News Release

The academic jungle: Ecosystem model reveals why women are driven out of science

Peer-Reviewed Publication

Wiley

Understanding how a species battles to sustain itself in a challenging habitat is a cornerstone of ecological research; now scientists have applied this approach to science itself to discover why women are being driven out of academia. Their results, published in Oikos, reveals how a gender imbalance in science and academia is maintained by institutional barriers.

"In ecology a species can only establish itself and develop if the population exceeds a certain threshold," said Dr Katherine O'Brien from the University of Queensland, Australia. "It's similar for researchers and academics who need to reach a certain point before they can attract more funding, more students to teach and high quality collaborators which can increase their research productivity. Yet there are barriers which prevent women from reaching this point."

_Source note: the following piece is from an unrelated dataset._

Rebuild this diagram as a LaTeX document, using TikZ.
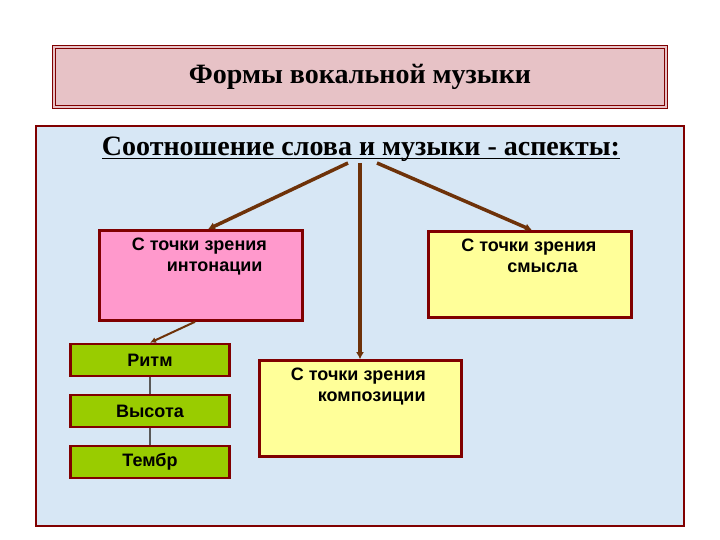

One of these barriers is the tendency of female academics towards part-time work in order to balance family and work commitments. Working part-time is rare in academia while university managers find it difficult to assess the research performance of part-time staff using traditional methods.

The performance of academics and researchers is increasingly assessed using set metrics such as the number of papers produced in a year or the number of citations the research generates.

While these metrics can promote research output within an organisation, they can also undermine diversity, which in ecological terms is fatal to a species as it underpins resilience.

"To use the ecology analogy, research productivity is similar to the birth rate of a new species. Both need to exceed a critical rate if the population is going to grow and survive, or the academic is to become established in their field," said O'Brien. "However, research metrics are strongly biased towards full-time continuous employment and penalise academics who take time off before they become established."

The ecological model also suggests that if women have children before becoming established they will struggle to remain competitive with their full-time peers. This explains drift of women from research into teaching, where performance is assessed on current rather than accumulated historical performance.

To address the gender imbalance the authors suggest that women who go part-time should be strategic and concentrate on either research of teaching. In turn university managers should be cautious in judging success using metrics, and implement schemes to ensure that part-time work and career breaks are not "one-way tickets" out of research.

"The ecological approach demonstrates that any system which operates on a narrow criteria, be it a forest or a faculty, undermines itself by reducing both diversity and the pool of talent from which our researchers are drawn," concluded O'Brien. "In a working environment dominated by those working full-time women need to be brave and be prepared to be the odd ones out."